Crédit photo Frédéric Brillet

Spécialiste des ressources humaines, Amine Ezzerouali fait le point sur l’onboarding et l’offboarding qui consistent à accompagner les salariés qui arrivent dans l’entreprise ou qui la quittent. Deux étapes stratégiques dans la relation salarié-employeur mais qui sont parfois négligées.

Quelle importance revêt l’onboarding du point de vue RH ?

L’acquisition et la rétention des talents devenant des priorités pour les DRH, le processus de socialisation des nouvelles recrues que constitue l’onboarding a pris une importance stratégique. On constate néanmoins une grande diversité d’approches et de pratiques. Pour certains employeurs, l’onboarding s’arrête le jour suivant l’arrivée de la nouvelle recrue. Cette approche checklist se limite alors à un welcome package, quelques séances de présentation de l’entreprise et des collègues, des visites des bureaux, sans forcément d’efforts d’explication de ce qui est attendu et demandé dans le métier ni de suivi dans le temps. Pour d’autres, l’onboarding est un processus stratégique, intégré aux impératifs d’acquisition, de développement et de rétention des talents. Il mobilise plusieurs acteurs et se déploie sur la durée et jusqu’à deux ans. Ces employeurs ont une vision holistique de l’expérience collaborateur : ils investissent davantage dans ce processus et mobilisent plusieurs parties prenantes, internes et externes.

Que risquent les entreprises à négliger cette étape ?

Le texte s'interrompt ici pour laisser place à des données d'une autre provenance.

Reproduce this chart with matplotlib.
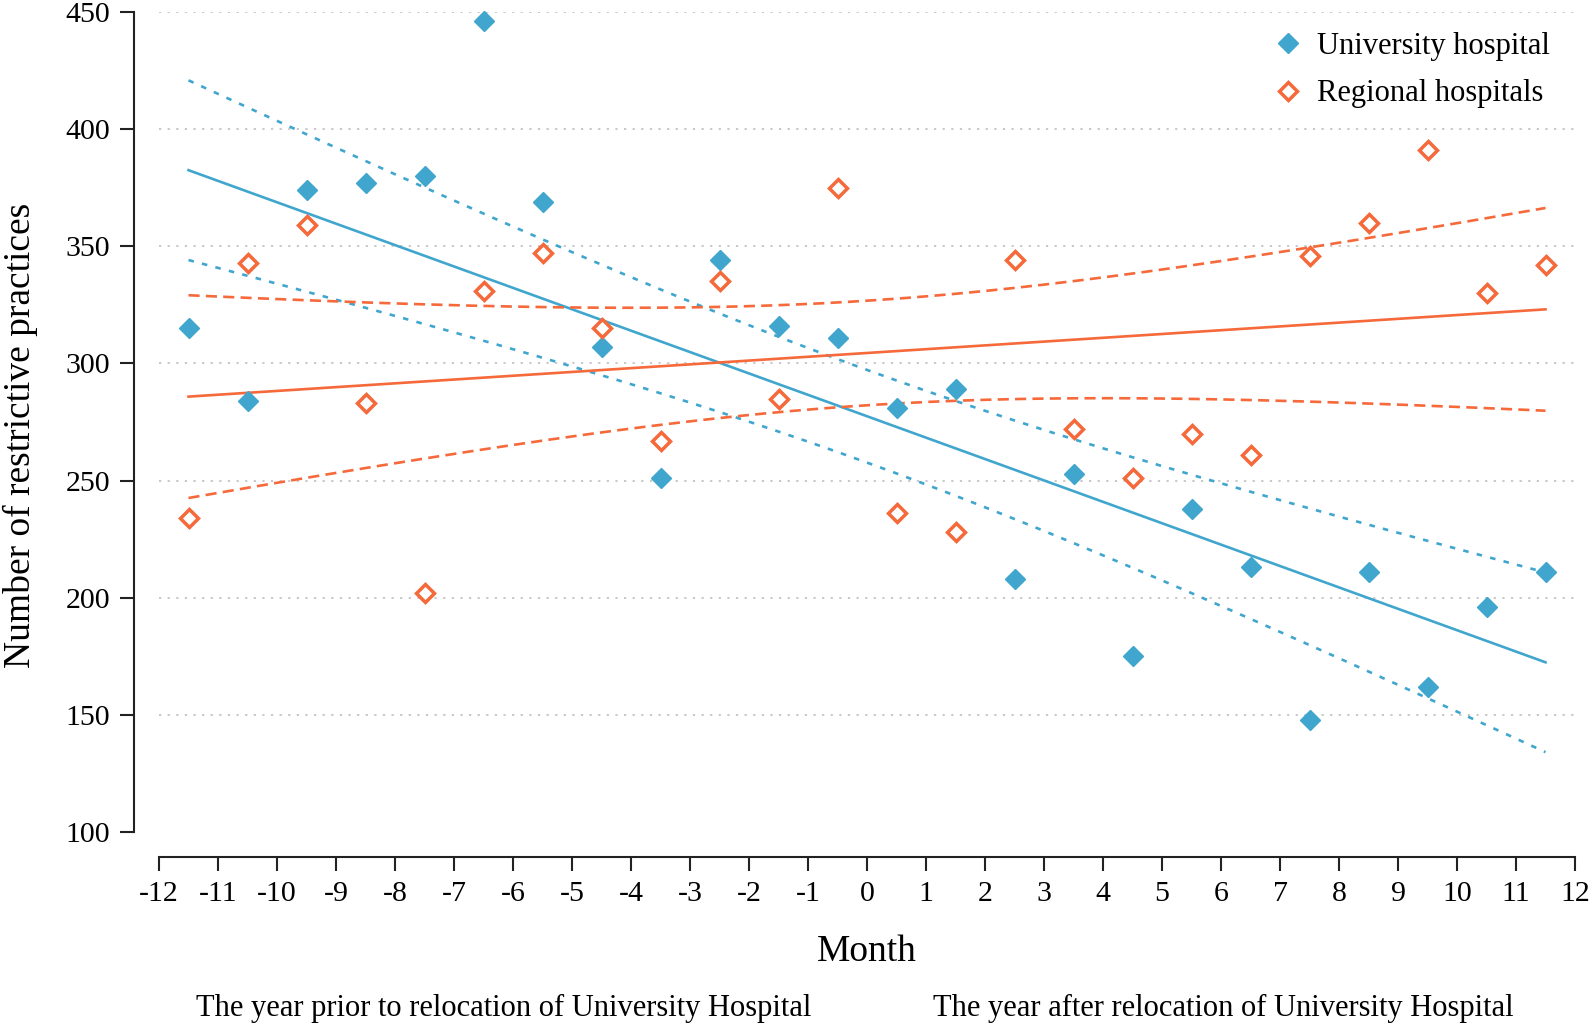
import numpy as np
import matplotlib
matplotlib.use("Agg")
import matplotlib.pyplot as plt

plt.rcParams['font.family'] = ['Liberation Serif', 'DejaVu Serif']
plt.rcParams['lines.scale_dashes'] = False

months = [-11.5, -10.5, -9.5, -8.5, -7.5, -6.5, -5.5, -4.5, -3.5, -2.5, -1.5, -0.5,
          0.5, 1.5, 2.5, 3.5, 4.5, 5.5, 6.5, 7.5, 8.5, 9.5, 10.5, 11.5]
university = [315, 284, 374, 377, 380, 446, 369, 307, 251, 344, 316, 311,
              281, 289, 208, 253, 175, 238, 213, 148, 211, 162, 196, 211]
regional = [234, 343, 359, 283, 202, 331, 347, 315, 267, 335, 285, 375,
            236, 228, 344, 272, 251, 270, 261, 346, 360, 391, 330, 342]
xticks = list(range(-12, 13))
yticks = [100, 150, 200, 250, 300, 350, 400, 450]
labels = ["University hospital", "Regional hospitals"]
period_labels = ["The year prior to relocation of University Hospital",
                 "The year after relocation of University Hospital"]

BLUE = "#40a6ce"
ORANGE = "#f5693a"
T_CRIT = 2.074  # 95% two-sided, df = 22

W, H = 1594, 1028
fig = plt.figure(figsize=(W / 100, H / 100), dpi=100)
ax = fig.add_axes([159 / W, (H - 832) / H, (1575 - 159) / W, (832 - 12) / H])
ax.set_xlim(-12, 12)
ax.set_ylim(100, 450)

for t in yticks[1:]:
    ax.axhline(t, color="#c8c8c8", lw=1.4, linestyle=(0, (1.6, 4.6)), zorder=0)


def fit_ci(x, y):
    x = np.asarray(x, float)
    y = np.asarray(y, float)
    n = len(x)
    b, a = np.polyfit(x, y, 1)
    resid = y - (a + b * x)
    s = np.sqrt(np.sum(resid ** 2) / (n - 2))
    xm = x.mean()
    sxx = np.sum((x - xm) ** 2)
    xs = np.linspace(x.min(), x.max(), 200)
    yhat = a + b * xs
    se = s * np.sqrt(1 / n + (xs - xm) ** 2 / sxx)
    return xs, yhat, yhat - T_CRIT * se, yhat + T_CRIT * se


for yv, col, dash in [(university, BLUE, (0, (4.0, 6.0))), (regional, ORANGE, (0, (8, 4.5)))]:
    xs, yh, lo, hi = fit_ci(months, yv)
    ax.plot(xs, yh, color=col, lw=1.9, zorder=2)
    ax.plot(xs, lo, color=col, lw=1.9, linestyle=dash, zorder=2)
    ax.plot(xs, hi, color=col, lw=1.9, linestyle=dash, zorder=2)

ax.plot(months, university, linestyle="none", marker="D", ms=10.3, color=BLUE,
        mec=BLUE, mew=1, label=labels[0], clip_on=False, zorder=3)
ax.plot(months, regional, linestyle="none", marker="D", ms=9.3, mfc="white",
        mec=ORANGE, mew=2.5, label=labels[1], clip_on=False, zorder=3)

for s in ["top", "right"]:
    ax.spines[s].set_visible(False)
ax.spines["left"].set_position(("outward", 18))
ax.spines["bottom"].set_position(("outward", 18))
for s in ["left", "bottom"]:
    ax.spines[s].set_color("#222222")
    ax.spines[s].set_linewidth(1.5)

ax.set_xticks(xticks)
ax.set_xticklabels([str(t) for t in xticks])
ax.set_yticks(yticks)
ax.tick_params(axis="both", length=10, width=1.5, color="#222222", labelsize=21.5, pad=7)

ax.set_xlabel("Month", fontsize=27, labelpad=20)
ax.set_ylabel("Number of restrictive practices", fontsize=27)
ax.yaxis.set_label_coords((20 - 159) / (1575 - 159), (832 - 435) / (832 - 12))
ax.yaxis.label.set_horizontalalignment("center")
ax.yaxis.label.set_verticalalignment("center")

fig.text(504 / W, 1 - 1008 / H, period_labels[0], fontsize=22, ha="center", va="center")
fig.text(1223 / W, 1 - 1008 / H, period_labels[1], fontsize=22, ha="center", va="center")

leg = ax.legend(loc="upper left", bbox_to_anchor=((1288 - 17) / W, 1 - 32 / H),
                bbox_transform=fig.transFigure, frameon=False, fontsize=22,
                handlelength=1.1, handletextpad=0.4, labelspacing=0.6,
                borderpad=0, borderaxespad=0)

fig.savefig("out.png", dpi=100)
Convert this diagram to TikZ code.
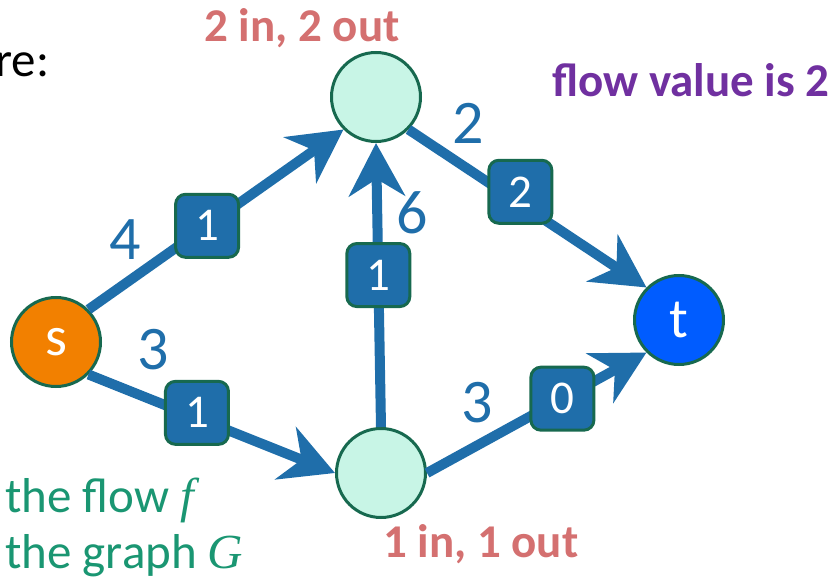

Selon les études, secteurs d’activité et pays, les chiffres fluctuent mais on constate que de plus en plus de nouvelles recrues quittent leur job prématurément. Une nouvelle recrue sur deux quitte son premier job dans les dix-huit premiers mois et la durée de rétention diminue à moins de deux ans dans certaines industries. Le coût généré par le départ d’une nouvelle recrue dans les douze premiers mois explose, allant parfois jusqu’à deux ans de salaire annuel. Une étude récente1 montre qu’en France un cadre sur trois a déjà démissionné à la suite d’une mauvaise intégration. Près d’un cadre sur deux n’a pas suivi de parcours d’intégration formalisé à son arrivée et seulement un cadre sur trois a bénéficié d’un entretien de mi-parcours lors de sa période d’essai. On voit même de nouvelles recrues qui pensent à démissionner dès leur premier jour dans le job, pour insuffisance ou absence d’accompagnement. À l’inverse, les recherches montrent que lorsque l’onboarding d’une nouvelle recrue se déroule dans de bonnes conditions, il en résulte une satisfaction au travail élevée, un renforcement de l’engagement organisationnel, un turnover bas, des niveaux élevés de performance, une réussite professionnelle – en termes de carrière, la réussite de carrière – et une diminution du stress.

Pourquoi se soucier autant d’accompagner les partants puisqu’ils ne vont plus rien rapporter à l’entreprise ?

Lorsqu’un collaborateur quitte l’organisation, c’est une part considérable du capital humain au travers des connaissances et compétences spécifiques au poste occupé qui risque de se perdre si l’effort de transmission et de passation n’est pas formalisé et systématisé. L’employeur doit par ailleurs se soucier du rôle de potentiel ambassadeur (pour le recrutement) et prescripteur (comme client ou fournisseur) du partant. Se désintéresser de l’offboarding, c’est prendre le risque de se priver d’un réseau essentiel pour attirer de nouveaux collaborateurs. Certaines entreprises investissent volontairement dans ce réseau d’anciens employés car, au-delà de la dimension ambassadeur ou prescripteur, ces outsiders sont eux-mêmes de potentielles recrues. On voit de plus en plus de salariés-employés « boomerang », qui ont quitté leurs organisations et qui souhaitent y retourner à un autre moment de leurs carrières. Cependant, s’il existe un certain consensus sur l’importance de l’onboarding, l’offboarding est encore loin d’être une priorité sur le terrain, et il existe encore peu de travaux académiques sur la question.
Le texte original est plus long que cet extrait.